No filme de Maria Clara e Marcelo, o público de San Sebastián riu, ficou tenso e chorou peripécias da vendedora de roupas íntimas Dolores (Ribas), que chega aos 65 anos assolada pelo vício em jogo. Não por acaso, seu projeto para o futuro é abrir um cassino, apoiada em um sonho premonitório de êxito. As visões que tem não a livraram de perder muita coisa, entre elas o apreço de sua única filha, a também comerciante de lingerie Deborah (Naruna Costa, um vulcão na tela). Ela suspeita de que seu pai morreu de desgosto com a dependência de Dolores, sua companheira, em apostas. Deborah também é mãe. Sua filha, Duda (Ariane Aparecida) é mais compreensiva com a avó. Trabalha numa loja de armas e sonha em se mudar para os EUA, a fim de poder aproveitar a vida com mais conforto.

A fotografia de Joana Luz e a atuação estonteante de Roney Vilella como Bigode (o quase namorado de Dolores) são trunfos a mais do longa. Seus diretores falam ao Correio sobre como sua dramaturgia se construiu.

De que universo social "Dolores" fala?

Maria Clara Escobar: É uma São Paulo de uma classe média baixa trabalhadora. Mum mundo em que o trabalho define a nossa identidade, essas mulheres definem que trabalho querem para si. São mulheres periféricas que desejam mudar de vida. A gente queria muito filmar em Parelheiros porque é uma São Paulo diferente, com mata e rio.
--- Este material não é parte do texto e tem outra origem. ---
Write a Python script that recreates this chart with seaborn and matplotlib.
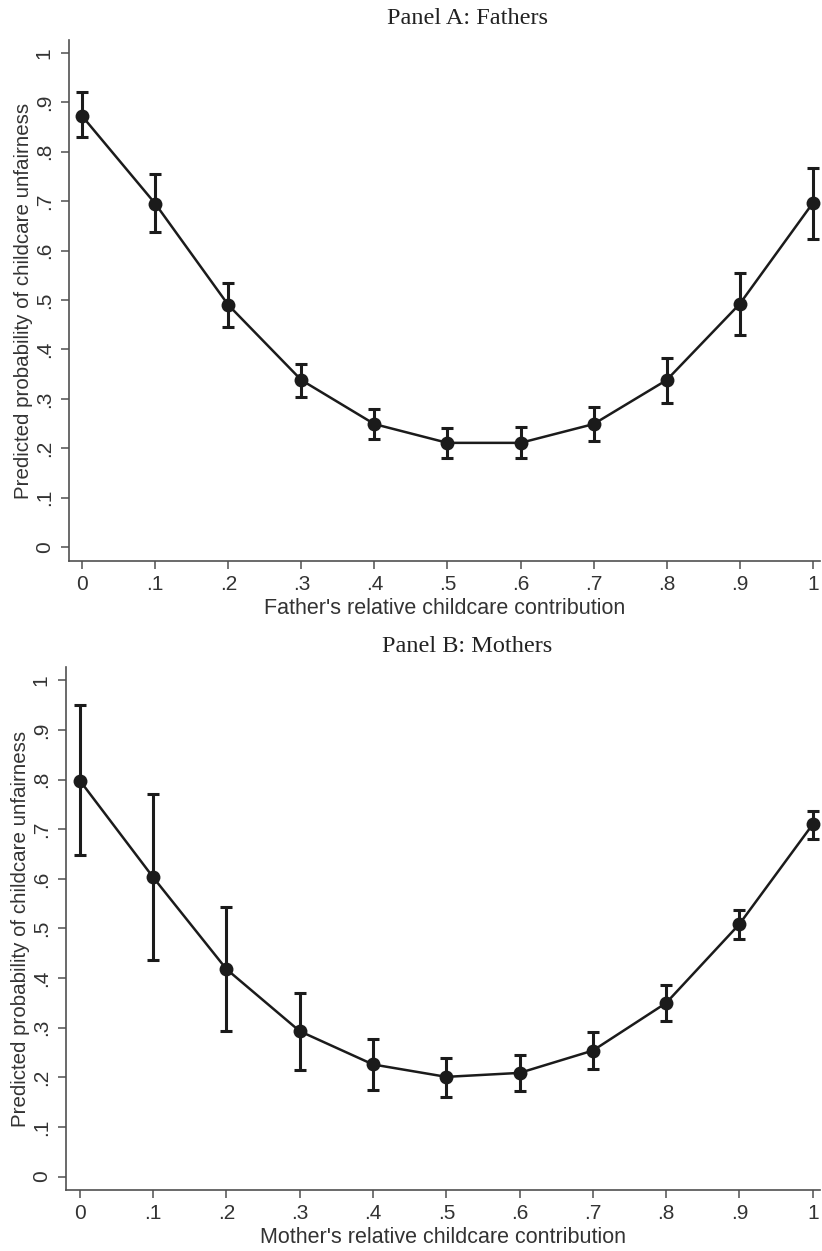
import numpy as np
import pandas as pd
import matplotlib
matplotlib.use("Agg")
import matplotlib.pyplot as plt
import seaborn as sns

# ---- data ----
x_share = [0.0, 0.1, 0.2, 0.3, 0.4, 0.5, 0.6, 0.7, 0.8, 0.9, 1.0]
fathers_pred = [0.872, 0.695, 0.490, 0.338, 0.249, 0.211, 0.211, 0.249, 0.338, 0.492, 0.696]
fathers_lo   = [0.829, 0.638, 0.446, 0.304, 0.219, 0.181, 0.180, 0.214, 0.292, 0.429, 0.623]
fathers_hi   = [0.920, 0.754, 0.535, 0.370, 0.280, 0.241, 0.243, 0.284, 0.383, 0.554, 0.768]
mothers_pred = [0.798, 0.603, 0.418, 0.293, 0.226, 0.201, 0.209, 0.254, 0.350, 0.509, 0.710]
mothers_lo   = [0.648, 0.436, 0.293, 0.215, 0.175, 0.161, 0.172, 0.217, 0.313, 0.479, 0.681]
mothers_hi   = [0.950, 0.771, 0.544, 0.371, 0.277, 0.240, 0.245, 0.292, 0.387, 0.538, 0.737]
tick_vals = [0, 0.1, 0.2, 0.3, 0.4, 0.5, 0.6, 0.7, 0.8, 0.9, 1.0]
tick_labels = ["0", ".1", ".2", ".3", ".4", ".5", ".6", ".7", ".8", ".9", "1"]
panel_titles = ["Panel A: Fathers", "Panel B: Mothers"]
x_labels = ["Father's relative childcare contribution", "Mother's relative childcare contribution"]
y_label = "Predicted probability of childcare unfairness"

sns.set_theme(style="ticks")
plt.rcParams["font.family"] = ["Liberation Sans", "DejaVu Sans"]

fig = plt.figure(figsize=(8.22, 12.51), dpi=100)
W, H = 822, 1251

# axes boxes in pixels: left, right, top, bottom
boxes = [(69, 820, 40, 561), (66, 820, 667, 1190)]
xlims = [(-0.018, 1.0099), (-0.019, 1.0099)]
ylims = [(-0.028, 1.026), (-0.027, 1.027)]
title_y = [18, 647]

series = [(fathers_pred, fathers_lo, fathers_hi), (mothers_pred, mothers_lo, mothers_hi)]
line_col = "#1b1b1b"
axis_col = "#505050"
text_col = "#333333"

for i in range(2):
    l, r, t, b = boxes[i]
    ax = fig.add_axes([l / W, 1 - b / H, (r - l) / W, (b - t) / H])
    pred, lo, hi = series[i]
    df = pd.DataFrame({"x": x_share, "p": pred, "lo": lo, "hi": hi})
    ax.errorbar(df["x"], df["p"],
                yerr=[df["p"] - df["lo"], df["hi"] - df["p"]],
                fmt="none", ecolor=line_col, elinewidth=2.2, capsize=4.2,
                capthick=2.2, zorder=2)
    sns.lineplot(data=df, x="x", y="p", ax=ax, color=line_col, linewidth=1.8,
                 marker="o", markersize=10, markeredgewidth=0,
                 markerfacecolor=line_col, zorder=3)
    ax.set_xlim(*xlims[i])
    ax.set_ylim(*ylims[i])
    ax.set_xticks(tick_vals)
    ax.set_xticklabels(tick_labels)
    ax.set_yticks(tick_vals)
    ax.set_yticklabels(tick_labels, rotation=90, va="center")
    ax.tick_params(axis="both", length=6, width=1.1, color=axis_col,
                   labelcolor=text_col, labelsize=15)
    ax.tick_params(axis="x", pad=4)
    ax.tick_params(axis="y", pad=5)
    ax.set_xlabel(x_labels[i], fontsize=15.5, color=text_col, labelpad=3)
    ax.set_ylabel(y_label, fontsize=14.8, color=text_col, labelpad=1)
    sns.despine(ax=ax)
    for s in ("left", "bottom"):
        ax.spines[s].set_color(axis_col)
        ax.spines[s].set_linewidth(1.2)
    fig.text(467 / W, 1 - title_y[i] / H, panel_titles[i], ha="center", va="center",
             fontsize=17.5, family=["Liberation Serif", "DejaVu Serif"], color="#222222")

fig.savefig("out.png", dpi=100)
Marcelo Gomes: É uma realidade de empreendedorismo em que a periferia não é vítima. Ela é ação. O Chico costumava fazer longas pesquisas sobre universos que não conhecia. Investigava tanto que as personagens apareciam. Foi assim com os salões de beleza, em "A Casa de Alice", e com as feiras livres em "Ausência". Em "Dolores", buscamos o entorno das prisões e cassinos clandestinos, sempre fugindo do arquétipo da periferia lúgubre.
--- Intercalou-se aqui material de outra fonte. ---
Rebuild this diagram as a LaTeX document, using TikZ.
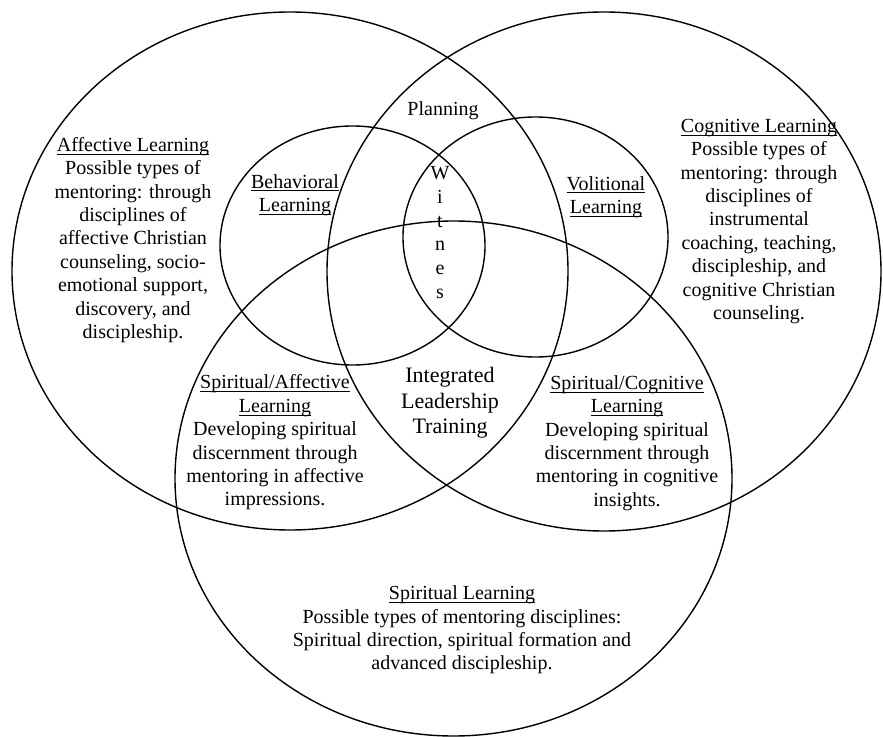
\documentclass[tikz,border=0pt]{standalone}
\usepackage{fontspec}
\setmainfont{Liberation Serif}
\usepackage{tikz}
\newcommand\ulabel[1]{\underline{\smash{#1}}\vphantom{#1}}

\begin{document}
\begin{tikzpicture}[x=0.5pt,y=-0.5pt,
  ring/.style={line width=0.7pt},
  txt/.style={align=center,inner sep=0pt,font=\fontsize{10}{11.7}\selectfont}]
\useasboundingbox (0,0) rectangle (883,737);
% the three large domains
\draw [ring] (290,271) ellipse [x radius=278,y radius=259];
\draw [ring] (604,271.5) ellipse [x radius=277,y radius=259.5];
\draw [ring] (453.5,478.5) ellipse [x radius=278.5,y radius=257.5];
% the two inner ones
\draw [ring] (352.5,245.5) ellipse [x radius=132.5,y radius=119.5];
\draw [ring] (535.5,237) ellipse [x radius=132.5,y radius=120];
\node [txt] (affective) at (133,240) {\ulabel{Affective Learning}\\Possible types of\\mentoring: through\\disciplines of\\affective Christian\\counseling, socio-\\emotional support,\\discovery, and\\discipleship.};
\node [txt] (cognitive) at (759,221.5) {\ulabel{Cognitive Learning}\\Possible types of\\mentoring: through\\disciplines of\\instrumental\\coaching, teaching,\\discipleship, and\\cognitive Christian\\counseling.};
\node [txt] (behavioral) at (295,195) {\ulabel{Behavioral}\\\ulabel{Learning}};
\node [txt] (volitional) at (606,197) {\ulabel{Volitional}\\\ulabel{Learning}};
\node [txt] (planning) at (443,111) {Planning};
\node [txt,font=\fontsize{10}{11.9}\selectfont] (witness) at (440,232.5) {W\\i\\t\\n\\e\\s};
\node [txt,font=\fontsize{11}{12.75}\selectfont] (integrated) at (450,403) {Integrated\\Leadership\\Training};
\node [txt] (spaff) at (275,442.5) {\ulabel{Spiritual/Affective}\\\ulabel{Learning}\\Developing spiritual\\discernment through\\mentoring in affective\\impressions.};
\node [txt] (spcog) at (627,443) {\ulabel{Spiritual/Cognitive}\\\ulabel{Learning}\\Developing spiritual\\discernment through\\mentoring in cognitive\\insights.};
\node [txt] (spiritual) at (462,630) {\ulabel{Spiritual Learning}\\Possible types of mentoring disciplines:\\Spiritual direction, spiritual formation and\\advanced discipleship.};
\end{tikzpicture}
\end{document}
Por que a opção pelo Paraguai para ser a Eldorado das personagens?

Maria Clara Escobar: Para discutir a ideia do sonho possível, que se constrói ao cruzar uma fronteira, num simbolismo de liberdade. Essas mulheres querem ser livres.

Marcelo Gomes: O Paraguai, com seus cassinos, é a Las Vegas da América Latina e queríamos que "Dolores" conversasse com o continente. Estamos tentando entender quem somos, ao largo de todo o legado indígena e africano que nos compõe.

É difícil imaginar uma São Paulo mais colorida e mais almodovariana do que a cidade que vocês retratam. Como a luz foi desenhada na direção de fotografia?

Maria Clara Escobar: Joana Luz é uma fotógrafa que vem do analógico, que gosta da coisa artesanal. A gente queria um filme que fosse dourado... gold...

Marcelo Gomes: Ouvi um comentário ótimo: "É uma ode a lantejoula". Fomos por aí e Chico ia gostar. Esse colorido revista a noção que a gente faz da classe média baixa a partir do desejo de viver, da alegria.